As another method, we use SVM. Let us have an N-dimensional features vector. The Support Vector Machine (SVM) model approach finds a hyperplane in an N-dimensional space with the maximum margin that distinctly classifies the data points.

## Prediction Performance Evaluation Metrics:

To explain these measures, first, we need some preliminary definitions. As we have a binary classification problem, each label can be seen as positive or negative. By a true positive (TP) value, we mean a correctly predicted positive label. Similarly, a true negative (TN) stands for an indeed detected negative label. A false positive (FP) value shows an input data point that is predicted by positive while its actual label is negative. Finally, a false negative (FN) value is used for a data point where its real class is positive, but the algorithm predicts its label as negative.

One of the most common evaluation measures is accuracy, which is defined as the ratio of correctly predicted items to the total number of items. If we have imbalanced label classes, then accuracy cannot be applied as a good evaluation criterion. For example, if 98 percent of the labels are positive in a dataset, then the trivial algorithm which assigns positive to all the inputs reaches an accuracy of 98 percent. In this case, to better understand the algorithm's performance, we should realize how much of each label class is predicted correctly.

The second parameter, precision, is the ratio of truly detected positive labels to the total number of predicted positive labels in the test set. In other words, Precision=TP/(TP+FP).
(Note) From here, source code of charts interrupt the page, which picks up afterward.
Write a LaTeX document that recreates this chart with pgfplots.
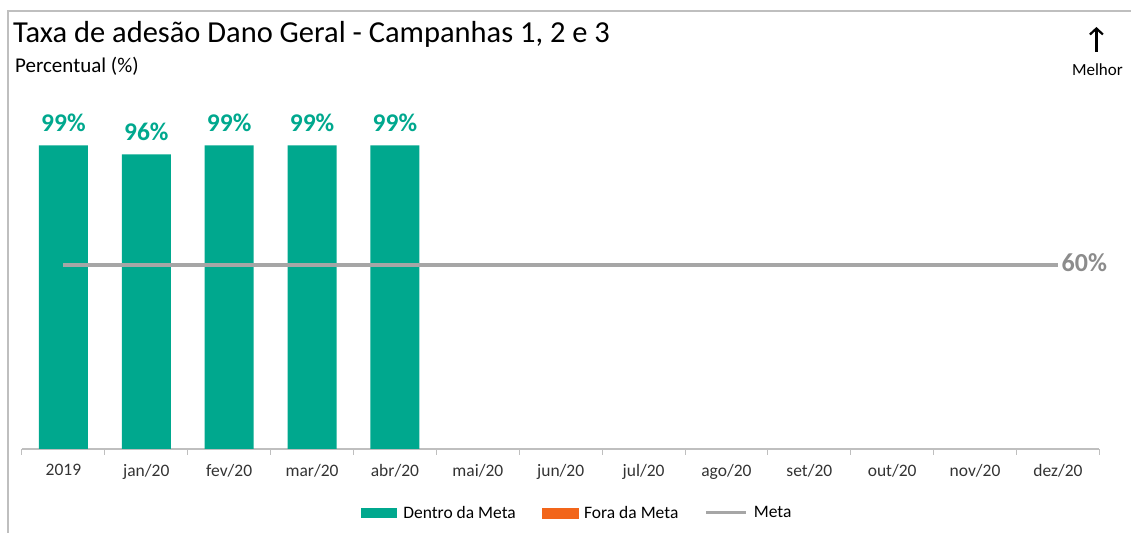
\documentclass[border=0pt]{standalone}
\usepackage{pgfplots}
\pgfplotsset{compat=1.18}
\usepackage{fontspec}
\setmainfont{Carlito}
\usetikzlibrary{arrows.meta}
\definecolor{teal1}{RGB}{0,168,142}
\definecolor{orange1}{RGB}{242,101,26}
\definecolor{meta}{RGB}{166,166,166}
\definecolor{metatxt}{RGB}{140,140,140}
\definecolor{axisgray}{RGB}{191,191,191}
\begin{document}
\begin{tikzpicture}
\path (0pt,0pt) rectangle (1132pt,533pt);
\draw[axisgray, line width=1.2pt] (8pt,0pt) -- (8pt,522pt) -- (1132pt,522pt);
\node[anchor=base west, font=\fontsize{30.5}{33}\selectfont, inner sep=0] at (13pt,490pt) {Taxa de adesão Dano Geral - Campanhas 1, 2 e 3};
\node[anchor=base west, font=\fontsize{21}{23}\selectfont, inner sep=0] at (15pt,460pt) {Percentual (\%)};
\node[anchor=base, font=\fontsize{17}{19}\selectfont, inner sep=0] at (1098pt,457pt) {Melhor};
\draw[line width=2.2pt, -{Straight Barb[length=6pt,width=13pt,line width=2.2pt]}] (1097pt,481pt) -- (1097pt,506pt);
\begin{axis}[
  at={(22pt,84pt)}, anchor=south west,
  scale only axis, width=1078pt, height=398.7pt,
  xmin=-0.5, xmax=12.5, ymin=0, ymax=130,
  axis x line*=bottom, axis y line=none,
  x axis line style={axisgray, line width=1.5pt, -},
  xtick={0,...,12},
  xticklabels={2019,jan/20,fev/20,mar/20,abr/20,mai/20,jun/20,jul/20,ago/20,set/20,out/20,nov/20,dez/20},
  major tick length=0pt,
  minor xtick={-0.5,0.5,...,12.5},
  minor tick length=6pt,
  tick align=outside,
  minor tick style={axisgray, line width=1pt},
  xticklabel style={font=\fontsize{17.5}{19}\selectfont, text=black!80, yshift=-12pt},
  /pgf/number format/assume math mode=true,
  legend style={at={(axis description cs:0.5155,-0.1605)}, anchor=center, draw=none, fill=none,
    font=\fontsize{17.5}{19}\selectfont, legend columns=3,
    /tikz/every odd column/.append style={column sep=4pt},
    /tikz/every even column/.append style={column sep=24pt}},
  legend cell align=left,
  clip=false,
]
\addplot[ybar, bar width=49pt, fill=teal1, draw=none,
  nodes near coords={\pgfmathprintnumber{\pgfplotspointmeta}\%},
  every node near coord/.append style={font=\bfseries\fontsize{25.5}{27}\selectfont, text=teal1, yshift=10pt},
  area legend, legend image code/.code={\fill[teal1] (0pt,-5pt) rectangle (36pt,5pt);}]
  coordinates {(0,99) (1,96) (2,99) (3,99) (4,99)};
\addlegendentry{Dentro da Meta}
\addlegendimage{area legend, legend image code/.code={\fill[orange1] (0pt,-5pt) rectangle (36pt,5pt);}}
\addlegendentry{Fora da Meta}
\addplot[meta, line width=3.5pt, legend image code/.code={\draw[meta, line width=3.5pt] (0pt,0pt) -- (40pt,0pt);}]
  coordinates {(0,60) (1,60) (2,60) (3,60) (4,60) (5,60) (6,60) (7,60) (8,60) (9,60) (10,60) (11,60) (12,60)}
  node[pos=1, anchor=west, font=\bfseries\fontsize{26}{28}\selectfont, text=metatxt, inner sep=2pt, yshift=2pt] {60\%};
\addlegendentry{Meta}
\end{axis}
\end{tikzpicture}
\end{document}
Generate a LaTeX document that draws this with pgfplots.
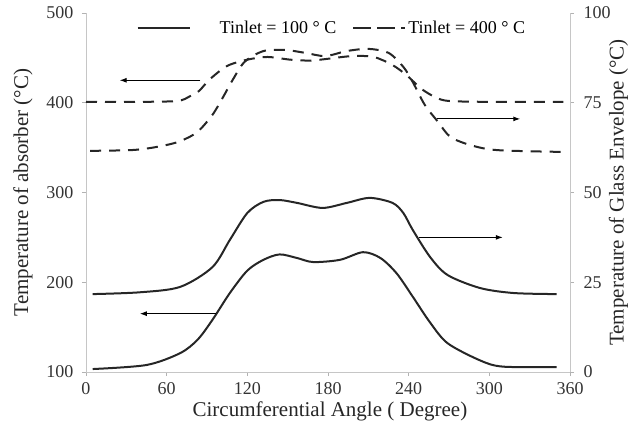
\documentclass[border=0pt]{standalone}
\usepackage{pgfplots}
\pgfplotsset{compat=1.18}
\usepackage{fontspec}
\setmainfont{Liberation Serif}
\usetikzlibrary{arrows.meta}

\pgfplotsset{
  base/.style={width=484pt, height=359pt, scale only axis,
    xmin=0, xmax=360, xtick={0,60,...,360},
    axis line style={draw=gray!45, line width=0.8pt},
    tick style={draw=gray!60, line width=0.6pt},
    major tick length=4pt, tick align=outside,
    tick label style={text=black!80, font=\fontsize{18}{20}\selectfont},
    xticklabel style={yshift=-3pt},
    label style={font=\fontsize{21}{23}\selectfont, text=black!85},
    /pgf/number format/assume math mode=true},
  curve/.style={smooth, black!85, line width=2pt},
  dcurve/.style={curve, dash pattern=on 11pt off 8pt},
  solidleg/.style={legend image code/.code={\draw[##1] (0pt,0pt) -- (52pt,0pt); \path[draw=none] (0pt,0pt) -- (80pt,0pt);}},
  dashleg/.style={legend image code/.code={\draw[##1, dash pattern=on 18pt off 6pt] (0pt,0pt) -- (52pt,0pt);}},
}

\begin{document}
\begin{tikzpicture}[font=\fontsize{18}{20}\selectfont]
\useasboundingbox (-86pt,-53pt) rectangle (545pt,372pt);
\begin{axis}[base, axis x line*=bottom, axis y line*=left,
  ymin=100, ymax=500, ytick={100,200,...,500},
  yticklabel style={xshift=-5pt},
  ylabel={Temperature of absorber (°C)},
  ylabel style={at={(axis description cs:-0.130,0.5)}, anchor=center},
  xlabel={Circumferential Angle ( Degree)},
  xlabel style={at={(axis description cs:0.504,-0.11)}, anchor=center},
  legend columns=2,
  legend style={draw=none, fill=none, at={(0.098,0.99)}, anchor=north west,
    font=\fontsize{18}{20}\selectfont, /tikz/every even column/.append style={column sep=14pt}},
  legend cell align=left]
% absorber, Tinlet = 100 C
\addplot[curve, solidleg]
  coordinates {(5,103.3) (45,107.8) (70,121) (83,136) (94,158) (107,188)
  (120,213) (132,225) (144,231) (157,227) (169,222.5) (189,225) (206,233.5) (219,227)
  (231,210) (243,184) (256,155) (269,132) (293,113) (310,106) (350,105.5)};
\addlegendentry{Tinlet = 100 ° C}
% absorber, Tinlet = 400 C
\addplot[dcurve, dashleg]
  coordinates {(0,401) (40,401) (68,402) (77,407) (84,413) (92,426)
  (105,441) (120,448) (135,451) (152,448) (167,447) (180,449) (198,452) (214,451)
  (228,442) (239,430) (249,416) (260,406) (270,402) (300,401) (355,401)};
\addlegendentry{Tinlet = 400 ° C}
% arrows pointing to the axis each curve is read on
\draw[-{Latex[length=7pt,width=5pt]}, line width=1pt] (axis cs:85,425) -- (axis cs:25,425);
\draw[-{Latex[length=7pt,width=5pt]}, line width=1pt] (axis cs:261,382) -- (axis cs:323,382);
\draw[-{Latex[length=7pt,width=5pt]}, line width=1pt] (axis cs:248,250) -- (axis cs:310,250);
\draw[-{Latex[length=7pt,width=5pt]}, line width=1pt] (axis cs:97,165) -- (axis cs:40,165);
\end{axis}
\begin{axis}[base, axis x line=none, axis y line*=right,
  ymin=0, ymax=100, ytick={0,25,...,100},
  yticklabel style={xshift=6pt},
  ylabel={Temperature of Glass Envelope (°C)},
  ylabel style={at={(axis description cs:1.10,0.5)}, anchor=center}]
% glass envelope, Tinlet = 100 C
\addplot[curve] coordinates {(5,21.7) (40,22.2) (70,23.7) (94,29.2) (107,36.8) (120,44.3)
  (132,47.4) (144,47.9) (157,47.1) (176,45.7) (194,47.1) (211,48.5) (228,47.1) (236,44.3)
  (243,39.6) (256,32.0) (269,27.0) (293,23.4) (318,22.0) (350,21.7)};
% glass envelope, Tinlet = 400 C
\addplot[dcurve] coordinates {(3,61.6) (33,61.8) (48,62.4) (63,63.5) (72,64.6) (83,66.9)
  (94,71.6) (102,76.6) (109,81.3) (118,86.4) (132,89.4) (148,89.7) (163,88.9) (178,88.0)
  (194,89.4) (210,90.0) (225,88.9) (236,85.0) (243,80.8) (252,74.4) (262,69.6) (271,65.5)
  (286,63.2) (306,61.8) (355,61.3)};
\end{axis}
\end{tikzpicture}
\end{document}
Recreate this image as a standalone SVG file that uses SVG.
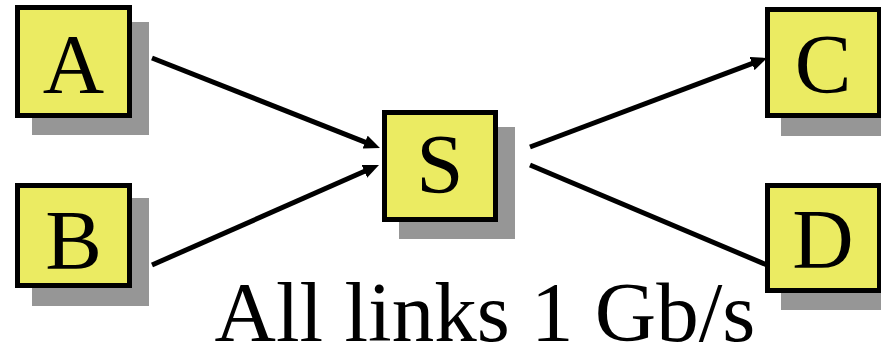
<svg xmlns="http://www.w3.org/2000/svg" width="881" height="352" viewBox="0 0 881 352">
<defs>
<marker id="arr" viewBox="0 0 16 14" refX="4" refY="7" markerWidth="16" markerHeight="14" markerUnits="userSpaceOnUse" orient="auto">
<path d="M0,0 L16,7 L0,14 z" fill="#000"/>
</marker>
</defs>
<style>
.sh{fill:#969696}
.bx{fill:#ebeb62;stroke:#000;stroke-width:5}
.lb{font-family:'Liberation Serif','Times New Roman','DejaVu Serif',serif;font-size:85px;fill:#000;text-anchor:middle}
.ln{stroke:#000;stroke-width:5;fill:none}
</style>
<rect width="881" height="352" fill="#fff"/>
<g id="connectors">
<line class="ln" x1="152" y1="58" x2="368.8" y2="143.6" marker-end="url(#arr)"/>
<line class="ln" x1="152" y1="265" x2="368" y2="169.8" marker-end="url(#arr)"/>
<line class="ln" x1="530" y1="147" x2="755.8" y2="62.2" marker-end="url(#arr)"/>
<line class="ln" x1="530" y1="165" x2="767" y2="265"/>
</g>
<g id="node-A">
<rect class="sh" x="32" y="22" width="117" height="113"/>
<rect class="bx" x="17.5" y="7.5" width="112" height="108"/>
<text class="lb" x="73.5" y="93">A</text>
</g>
<g id="node-B">
<rect class="sh" x="32" y="198" width="117" height="108"/>
<rect class="bx" x="17.5" y="185.5" width="112" height="100"/>
<text class="lb" x="73.5" y="269">B</text>
</g>
<g id="node-S">
<rect class="sh" x="399" y="127" width="116" height="112"/>
<rect class="bx" x="384.5" y="112.5" width="111" height="107"/>
<text class="lb" x="440" y="193">S</text>
</g>
<g id="node-C">
<rect class="sh" x="781" y="24" width="117" height="112"/>
<rect class="bx" x="767.5" y="9.5" width="112" height="106"/>
<text class="lb" x="823" y="93">C</text>
</g>
<g id="node-D">
<rect class="sh" x="781" y="200" width="117" height="110"/>
<rect class="bx" x="767.5" y="185.5" width="112" height="105"/>
<text class="lb" x="823" y="268">D</text>
</g>
<text class="lb" x="485" y="341">All links 1 Gb/s</text>
</svg>
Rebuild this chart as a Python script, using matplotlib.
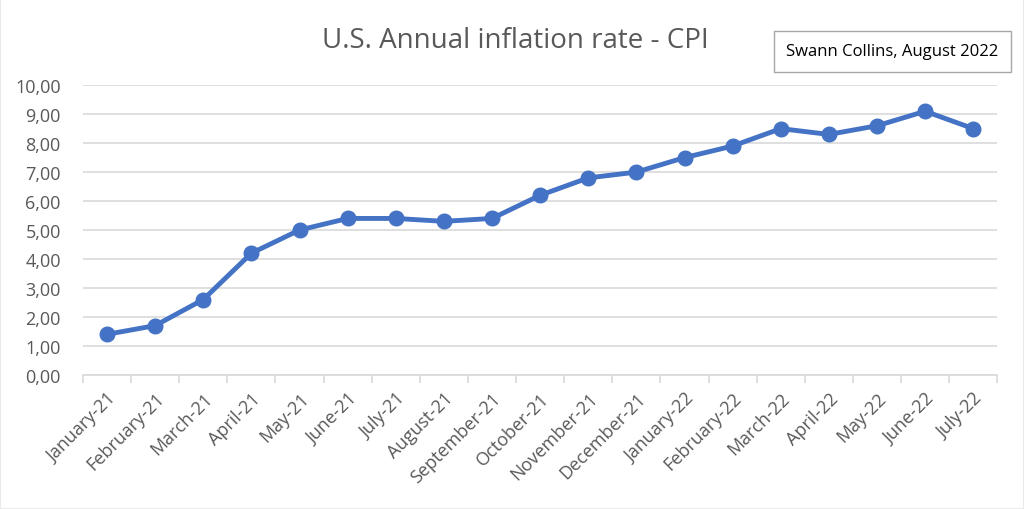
import matplotlib
matplotlib.use("Agg")
import matplotlib.pyplot as plt
from matplotlib.patches import Rectangle
from matplotlib.ticker import FuncFormatter, FixedLocator

months = ["January-21", "February-21", "March-21", "April-21", "May-21", "June-21",
          "July-21", "August-21", "September-21", "October-21", "November-21",
          "December-21", "January-22", "February-22", "March-22", "April-22",
          "May-22", "June-22", "July-22"]
cpi = [1.4, 1.7, 2.6, 4.2, 5.0, 5.4, 5.4, 5.3, 5.4, 6.2, 6.8, 7.0,
       7.5, 7.9, 8.5, 8.3, 8.6, 9.1, 8.5]

plt.rcParams['font.family'] = ['Open Sans', 'DejaVu Sans']
gray = '#595959'
grid = '#D9D9D9'

fig = plt.figure(figsize=(10.24, 5.1), dpi=100)
ax = fig.add_axes([0.081, 0.263, 0.893, 0.568])

x = list(range(len(months)))
ax.plot(x, cpi, color='#4472C4', linewidth=3.5, marker='o', markersize=10.5,
        solid_capstyle='round', zorder=3)

ax.set_xlim(-0.5, len(months) - 0.5)
ax.set_ylim(0, 10)
ax.set_yticks(range(0, 11))
ax.yaxis.set_major_formatter(FuncFormatter(lambda v, p: f"{v:.2f}".replace('.', ',')))
ax.grid(axis='y', color=grid, linewidth=1.2)
ax.set_axisbelow(True)

ax.set_xticks(x)
ax.set_xticklabels(months, rotation=45, ha='right', rotation_mode='anchor')
ax.xaxis.set_minor_locator(FixedLocator([i - 0.5 for i in range(len(months) + 1)]))
ax.tick_params(axis='x', which='major', length=0, pad=10, labelsize=13, labelcolor=gray)
ax.tick_params(axis='x', which='minor', length=6, color=grid, width=1.2, direction='out')
ax.tick_params(axis='y', length=0, pad=16, labelsize=13, labelcolor=gray)

for s in ['top', 'right', 'left']:
    ax.spines[s].set_visible(False)
ax.spines['bottom'].set_color(grid)
ax.spines['bottom'].set_linewidth(1.2)

fig.text(0.503, 0.92, "U.S. Annual inflation rate - CPI", ha='center', va='center',
         fontsize=20, color=gray)

fig.text(0.8715, 0.898, "Swann Collins, August 2022", ha='center', va='center',
         fontsize=12, color='black',
         bbox=dict(boxstyle='square,pad=0.75', facecolor='white', edgecolor='#A6A6A6', linewidth=1))

fig.patches.append(Rectangle((0, 0), 1, 1, transform=fig.transFigure, fill=False,
                             edgecolor='#E6E6E6', linewidth=1.2))

fig.savefig("out.png", dpi=100)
Also, recall is defined as the number of correctly predicted positive labels divided by the total number of positive labels. Therefore, Recall=TP/(TP+FN). In binary classification, it is worth noting that recall of the positive and negative classes are called sensitivity and specificity, respectively. Finally, F1-score, a mixture parameter, is the weighted average of precision and recall, i.e., F1-score= (2 (Precision* Recall))/(Precision+ Recall)=TP/(TP+1/2(FP+FN)). It is worth noting that this score is much better than accuracy if we have imbalanced classes. On the other hand, it is better to look at accuracy whenever FPs and FNs have the same weight in the framework. Also, if the cost of FPs and FNs are very different, then both precision and recall should be taken into account.

## Feature Selection:

To find out the most important features for predicting outcomes, a list of the five most important features is obtained for each prediction outcome. We applied SelectKBest, a univariate feature selection method, which identifies the k highest scoring features.

## Ethics Statement:

This study was approved by the Research Ethics Committees of Vice-Chancellor in Research, Medical University of Isfahan (Approval ID: IR.MUI.RESEARCH.REC.1399.004).